Lay is referring to Sierra Montessori Academy, the South County charter school which will close by the month’s end.
The school’s director Jennifer Dearduff said Thursday morning she’d contact parents about the news.
“We’re heartbroken here,” said Dearduff. “We just love our students, and we’re a family here. It’s definitely a hard time for parents and kids, and we just want to make the transition as easy as possible.”
When the 2017-18 school year closed there were 156 students, according to Lay. At that point, Henry Bietz was the director.
Then Stephen DeSena arrived as the 2018-19 school director.

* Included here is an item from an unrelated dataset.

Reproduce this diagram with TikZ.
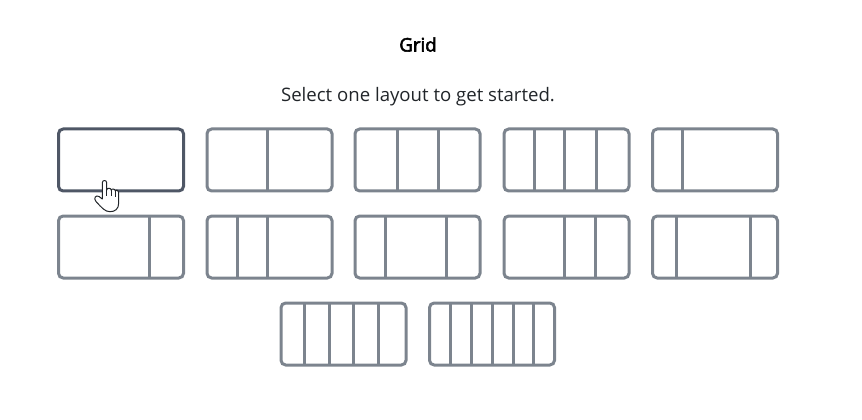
\documentclass[tikz,border=0pt]{standalone}
\usepackage{fontspec}
\setmainfont{Open Sans}
\newfontfamily\titlefont[FakeBold=3]{Open Sans}
\definecolor{boxgray}{HTML}{7C848E}
\definecolor{boxdark}{HTML}{4F5766}
\definecolor{textdark}{HTML}{212529}
\tikzset{
	layout/.style={draw=boxgray, line width=2.25pt, rounded corners=3.5pt, inner sep=0pt, outer sep=0pt, minimum width=93.75pt, minimum height=46.5pt},
	divider/.style={draw=boxgray, line width=2.25pt},
}

\begin{document}
\begin{tikzpicture}[x=0.75pt,y=-0.75pt]
	\useasboundingbox (0, 0) rectangle (862, 420);
	\node[font=\fontsize{14pt}{16pt}\selectfont\titlefont, text=black, inner sep=0pt, anchor=base] at (418, 51.5) (title) {Grid};
	\node[font=\fontsize{13.95pt}{17pt}\selectfont, text=textdark, inner sep=0pt, anchor=base] at (418, 101.3) (subtitle) {Select one layout to get started.};
	% first one is selected
	\node[layout, draw=boxdark] at (121, 160) (one) {};
	\foreach \name/\cx/\cy/\cuts in {
		halves/269.5/160/{60.5},
		thirds/417.5/160/{42.5,83.5},
		fourths/566.5/160/{30.5,60.5,92.5},
		narrowwide/715/160/{30},
		widenarrow/121/247/{91},
		narrownarrowwide/269.5/247/{30.5,60.5},
		narrowwidenarrow/417.5/247/{30.5,91.5},
		widenarrownarrow/566.5/247/{60.5,91.5},
		sidebars/715/247/{24,98},
		fifths/343.5/334/{23.5,48.5,72.5,97.5},
		sixths/492/334/{21,42,63,84,104}%
	} {
		\node[layout] at (\cx, \cy) (\name) {};
		\foreach \cut in \cuts {
			\draw[divider] ([xshift=\cut*0.75pt]\name.north west) -- ([xshift=\cut*0.75pt]\name.south west);
		}
	}
	% hand cursor
	\draw[fill=white, draw=textdark, line width=0.75pt, line join=round]
		(102.3, 199) -- (102.3, 182.7) .. controls (102.3, 179.8) and (106.7, 179.8) .. (106.7, 182.7)
		-- (106.7, 190) .. controls (106.7, 187.6) and (111.3, 187.6) .. (111.3, 190.3)
		.. controls (111.3, 188.4) and (115.3, 188.6) .. (115.3, 191)
		.. controls (115.3, 189.4) and (118.7, 189.6) .. (118.7, 192)
		-- (118.7, 203) .. controls (118.7, 209) and (115, 211.7) .. (110, 211.7)
		.. controls (105, 211.7) and (102, 208) .. (96, 201.5)
		.. controls (93.3, 198.5) and (95.5, 194.5) .. (99, 196.5) -- cycle;
	\draw[draw=textdark, line width=0.75pt] (106.7, 190) -- (106.7, 196.5) (111.3, 190.3) -- (111.3, 196.5) (115.3, 191) -- (115.3, 197);
\end{tikzpicture}
\end{document}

At that time there were 148 students.
But early on, things weren’t going well.
“We got wind that there were issues,” said Lay, who advises the charter school but has no direct authority over it. “We started getting numerous complaints that things were going on down there.”
By Sept. 21, 2018, the school dropped 27 students, said Lay. “They had 121 kids.”
Last year, the county tried to help out, urging the school to make cuts. After cuts were made, Lay said complaints started to drop, but students continued leaving. At the end of the 2018-19 school year, there were 92 students. That drop — from 156 to 92 students — worried the county.
“It’s a fairly unprecedented loss of attendance,” he said. “You just don’t see that.”
It didn’t end.
The student population continued to drop through the 2019-20 school year.
In late August, the county found there to be around 70 students. The numbers, according to Lay, “Were dropping every day.”
Teachers and aids were laid off to balance the budget, but nothing stopped the bleeding.
As of this week, there were 40 students at Sierra Montessori Academy, said Lay.
Stephen DeSena resigned in early September. He was replaced by Jennifer Dearduff, who was doubling as director and as a teacher at the school.
She got thrust into the position “without any promise of extra pay,” said Lay. “She worked very hard to try to bring (things) back.”
Dearduff is most concerned about students who want to be part of a different school district, rather than the one they are assigned to by their home address.
The superintendent plans to work with Sierra Montessori to set up a parents night to help them find new schools for their kids.
The handful of faculty members at Sierra Montessori are likely looking for jobs elsewhere. Lay said whenever he hears of open positions, he sends them to Dearduff to send to her staff.
As for the school itself, which is leased from the Pleasant Ridge School District, it is unknown what will happen to it.
Pleasant Ridge School District Superintendent Rusty Clark said he does not plan to sell the building.
“It’s never a good day when schools are closing, because there are families that are displaced through no fault of their own,” he said.
For now, Dearduff and her staff will continue teaching before the school closes on Oct. 31.
“It is what it is,” said Dearduff, “and we’re going to do our best to educate our students who we have here.”